Exercise: Below are the records; extract from them the line containing "Give me the Altair source for this chart." to the line containing "m in meses][:66]", both lines included, exactly and with no pictures.

Collection entries
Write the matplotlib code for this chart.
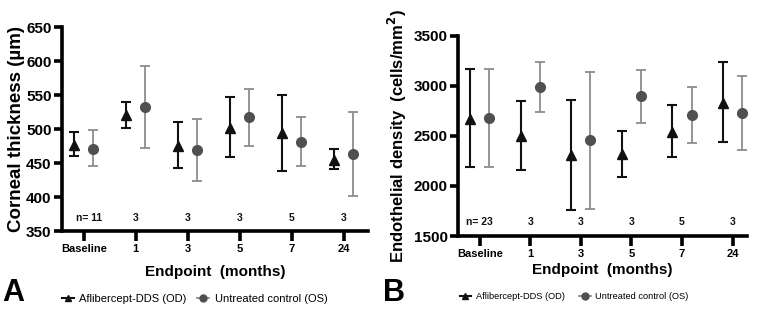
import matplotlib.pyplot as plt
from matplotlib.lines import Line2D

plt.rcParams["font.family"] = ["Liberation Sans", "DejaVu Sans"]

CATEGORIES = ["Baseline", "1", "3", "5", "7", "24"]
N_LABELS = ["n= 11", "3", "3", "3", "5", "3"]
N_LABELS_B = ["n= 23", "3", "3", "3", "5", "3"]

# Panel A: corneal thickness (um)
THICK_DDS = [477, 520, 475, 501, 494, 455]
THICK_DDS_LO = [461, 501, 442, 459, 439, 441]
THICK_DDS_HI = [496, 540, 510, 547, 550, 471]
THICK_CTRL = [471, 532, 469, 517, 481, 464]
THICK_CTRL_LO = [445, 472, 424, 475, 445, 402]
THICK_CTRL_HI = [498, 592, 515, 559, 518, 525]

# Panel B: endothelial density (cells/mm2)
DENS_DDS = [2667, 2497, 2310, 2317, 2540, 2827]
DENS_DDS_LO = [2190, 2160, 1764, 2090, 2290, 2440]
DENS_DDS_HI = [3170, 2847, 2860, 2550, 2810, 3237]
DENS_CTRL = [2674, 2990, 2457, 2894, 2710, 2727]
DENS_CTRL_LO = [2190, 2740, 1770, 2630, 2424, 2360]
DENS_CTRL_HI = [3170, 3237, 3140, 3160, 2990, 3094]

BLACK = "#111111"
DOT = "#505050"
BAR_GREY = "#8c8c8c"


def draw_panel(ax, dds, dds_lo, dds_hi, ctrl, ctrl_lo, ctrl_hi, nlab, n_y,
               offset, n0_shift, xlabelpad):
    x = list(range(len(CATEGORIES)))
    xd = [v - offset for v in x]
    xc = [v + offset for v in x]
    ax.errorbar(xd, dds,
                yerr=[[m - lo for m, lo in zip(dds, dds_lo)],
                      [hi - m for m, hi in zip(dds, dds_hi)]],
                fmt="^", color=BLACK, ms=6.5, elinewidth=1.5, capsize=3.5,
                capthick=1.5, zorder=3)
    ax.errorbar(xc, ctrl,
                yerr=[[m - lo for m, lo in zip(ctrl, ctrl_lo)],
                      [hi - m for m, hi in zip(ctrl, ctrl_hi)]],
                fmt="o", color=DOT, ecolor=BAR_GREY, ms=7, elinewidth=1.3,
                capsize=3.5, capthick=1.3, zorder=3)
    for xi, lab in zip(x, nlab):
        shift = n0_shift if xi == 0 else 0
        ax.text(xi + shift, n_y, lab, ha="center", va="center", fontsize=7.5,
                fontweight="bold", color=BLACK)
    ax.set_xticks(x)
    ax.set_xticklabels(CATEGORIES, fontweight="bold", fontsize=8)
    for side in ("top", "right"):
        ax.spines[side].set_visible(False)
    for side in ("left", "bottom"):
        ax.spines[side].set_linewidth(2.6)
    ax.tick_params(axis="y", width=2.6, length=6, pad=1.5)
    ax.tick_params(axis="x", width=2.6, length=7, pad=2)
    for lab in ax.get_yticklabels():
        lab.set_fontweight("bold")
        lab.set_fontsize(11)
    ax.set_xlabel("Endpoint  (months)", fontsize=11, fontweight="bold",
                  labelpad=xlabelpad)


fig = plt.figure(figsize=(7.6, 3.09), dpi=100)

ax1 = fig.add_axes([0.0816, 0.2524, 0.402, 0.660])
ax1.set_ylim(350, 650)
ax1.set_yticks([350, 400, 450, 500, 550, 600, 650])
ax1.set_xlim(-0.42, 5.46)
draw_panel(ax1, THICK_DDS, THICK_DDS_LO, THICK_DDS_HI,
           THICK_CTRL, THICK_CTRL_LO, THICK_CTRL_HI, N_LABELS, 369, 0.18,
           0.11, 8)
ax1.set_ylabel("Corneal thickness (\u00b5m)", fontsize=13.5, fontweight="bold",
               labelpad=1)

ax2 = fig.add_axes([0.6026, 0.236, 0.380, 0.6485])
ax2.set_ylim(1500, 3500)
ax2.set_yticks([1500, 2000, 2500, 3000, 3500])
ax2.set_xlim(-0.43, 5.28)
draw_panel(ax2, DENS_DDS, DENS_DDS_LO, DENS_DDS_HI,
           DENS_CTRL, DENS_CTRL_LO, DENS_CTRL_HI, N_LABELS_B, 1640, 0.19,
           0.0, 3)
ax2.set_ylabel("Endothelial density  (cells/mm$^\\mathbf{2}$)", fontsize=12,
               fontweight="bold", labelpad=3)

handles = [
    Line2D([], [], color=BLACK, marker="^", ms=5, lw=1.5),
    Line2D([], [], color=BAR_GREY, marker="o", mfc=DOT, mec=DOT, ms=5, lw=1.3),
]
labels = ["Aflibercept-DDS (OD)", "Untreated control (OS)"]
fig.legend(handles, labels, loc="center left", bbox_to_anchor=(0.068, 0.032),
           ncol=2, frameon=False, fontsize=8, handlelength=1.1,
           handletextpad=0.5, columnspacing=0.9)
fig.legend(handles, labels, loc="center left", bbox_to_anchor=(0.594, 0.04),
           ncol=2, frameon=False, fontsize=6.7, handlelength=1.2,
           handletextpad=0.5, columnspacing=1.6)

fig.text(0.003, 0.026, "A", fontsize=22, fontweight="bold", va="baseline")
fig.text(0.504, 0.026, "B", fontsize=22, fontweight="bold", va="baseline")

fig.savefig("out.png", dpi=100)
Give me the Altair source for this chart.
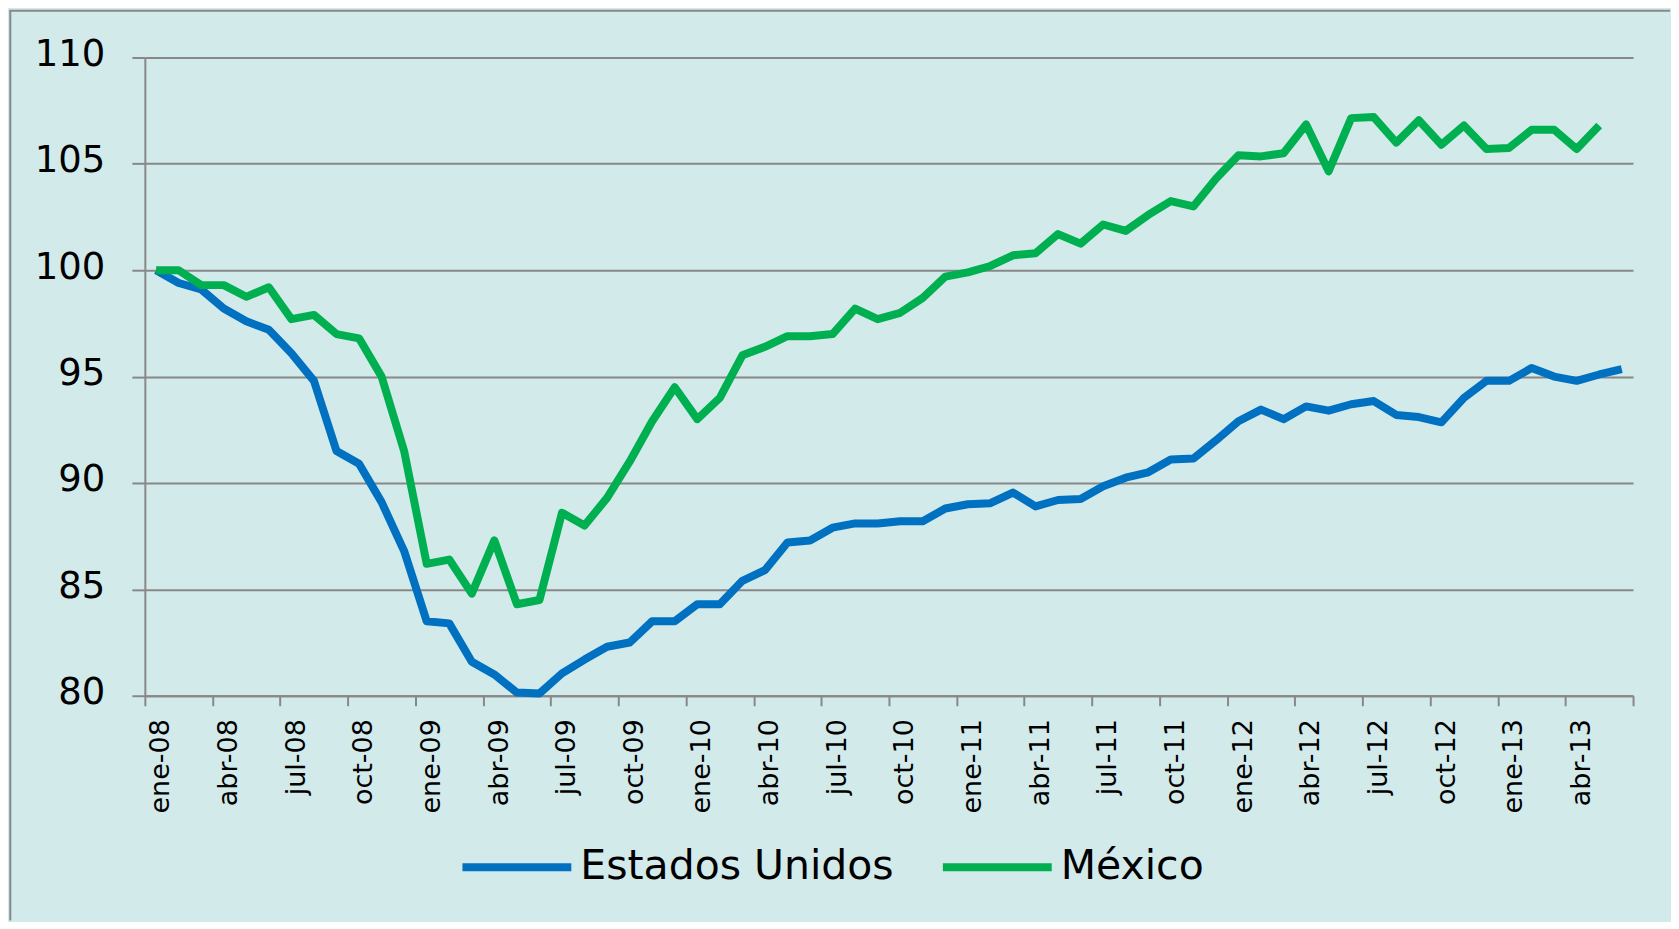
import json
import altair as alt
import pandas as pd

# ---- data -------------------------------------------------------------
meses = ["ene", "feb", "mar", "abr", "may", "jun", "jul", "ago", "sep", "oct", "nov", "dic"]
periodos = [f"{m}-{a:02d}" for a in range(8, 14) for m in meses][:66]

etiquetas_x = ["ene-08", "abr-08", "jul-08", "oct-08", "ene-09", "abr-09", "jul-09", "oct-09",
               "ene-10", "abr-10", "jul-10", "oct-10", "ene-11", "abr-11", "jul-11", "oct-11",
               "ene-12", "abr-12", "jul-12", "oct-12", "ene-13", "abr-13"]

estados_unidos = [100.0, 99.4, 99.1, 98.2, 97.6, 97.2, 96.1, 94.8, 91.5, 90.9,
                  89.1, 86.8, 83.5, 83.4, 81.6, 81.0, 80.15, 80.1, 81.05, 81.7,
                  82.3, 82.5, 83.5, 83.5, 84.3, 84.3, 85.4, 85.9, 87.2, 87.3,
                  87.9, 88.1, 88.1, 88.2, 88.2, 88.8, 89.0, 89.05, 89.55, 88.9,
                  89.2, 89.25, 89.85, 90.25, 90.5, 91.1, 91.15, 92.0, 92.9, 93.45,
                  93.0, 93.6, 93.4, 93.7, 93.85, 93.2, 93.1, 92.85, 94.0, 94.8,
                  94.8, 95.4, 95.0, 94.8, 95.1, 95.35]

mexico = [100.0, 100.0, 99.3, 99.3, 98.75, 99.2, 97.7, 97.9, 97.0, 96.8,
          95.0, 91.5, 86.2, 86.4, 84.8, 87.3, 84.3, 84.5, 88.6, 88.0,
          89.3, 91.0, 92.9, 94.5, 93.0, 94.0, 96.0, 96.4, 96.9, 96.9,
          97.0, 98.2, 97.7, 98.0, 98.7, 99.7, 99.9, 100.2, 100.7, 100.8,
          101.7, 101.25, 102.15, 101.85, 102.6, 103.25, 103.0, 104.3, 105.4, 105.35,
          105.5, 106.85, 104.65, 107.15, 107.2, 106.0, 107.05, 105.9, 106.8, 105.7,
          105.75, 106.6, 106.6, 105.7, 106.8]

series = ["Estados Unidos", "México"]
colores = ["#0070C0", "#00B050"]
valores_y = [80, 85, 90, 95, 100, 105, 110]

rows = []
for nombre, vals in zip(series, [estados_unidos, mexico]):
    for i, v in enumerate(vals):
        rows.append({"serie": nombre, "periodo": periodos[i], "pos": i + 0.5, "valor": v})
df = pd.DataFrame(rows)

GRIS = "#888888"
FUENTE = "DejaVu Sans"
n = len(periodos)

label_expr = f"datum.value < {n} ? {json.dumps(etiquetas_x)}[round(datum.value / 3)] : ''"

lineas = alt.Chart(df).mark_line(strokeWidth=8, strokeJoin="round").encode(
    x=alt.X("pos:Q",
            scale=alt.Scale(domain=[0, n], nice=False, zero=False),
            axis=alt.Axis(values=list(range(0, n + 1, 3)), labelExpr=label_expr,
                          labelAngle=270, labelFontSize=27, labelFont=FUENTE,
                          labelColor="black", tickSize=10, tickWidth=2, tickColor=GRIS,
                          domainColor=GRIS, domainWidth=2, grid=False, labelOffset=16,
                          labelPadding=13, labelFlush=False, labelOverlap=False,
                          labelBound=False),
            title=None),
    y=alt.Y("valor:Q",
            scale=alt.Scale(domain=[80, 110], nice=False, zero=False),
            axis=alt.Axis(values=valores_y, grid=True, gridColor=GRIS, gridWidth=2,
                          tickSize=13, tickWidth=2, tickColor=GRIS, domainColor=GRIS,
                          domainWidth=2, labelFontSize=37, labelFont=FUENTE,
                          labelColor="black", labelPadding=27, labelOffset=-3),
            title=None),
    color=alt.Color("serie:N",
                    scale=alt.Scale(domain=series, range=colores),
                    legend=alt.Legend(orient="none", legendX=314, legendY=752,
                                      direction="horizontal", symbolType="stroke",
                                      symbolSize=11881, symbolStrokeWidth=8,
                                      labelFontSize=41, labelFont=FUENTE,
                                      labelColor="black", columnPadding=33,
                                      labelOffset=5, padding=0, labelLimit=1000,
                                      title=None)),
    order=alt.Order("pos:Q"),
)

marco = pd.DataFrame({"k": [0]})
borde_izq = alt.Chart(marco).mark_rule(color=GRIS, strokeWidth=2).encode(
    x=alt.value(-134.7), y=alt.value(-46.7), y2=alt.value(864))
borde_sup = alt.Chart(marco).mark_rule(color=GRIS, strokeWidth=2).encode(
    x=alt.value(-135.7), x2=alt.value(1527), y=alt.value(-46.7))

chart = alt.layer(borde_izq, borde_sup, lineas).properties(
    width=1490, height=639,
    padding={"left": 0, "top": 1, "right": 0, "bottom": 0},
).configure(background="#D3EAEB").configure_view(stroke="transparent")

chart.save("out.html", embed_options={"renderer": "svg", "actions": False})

Completed task:
Give me the Altair source for this chart.
import json
import altair as alt
import pandas as pd

# ---- data -------------------------------------------------------------
meses = ["ene", "feb", "mar", "abr", "may", "jun", "jul", "ago", "sep", "oct", "nov", "dic"]
periodos = [f"{m}-{a:02d}" for a in range(8, 14) for m in meses][:66]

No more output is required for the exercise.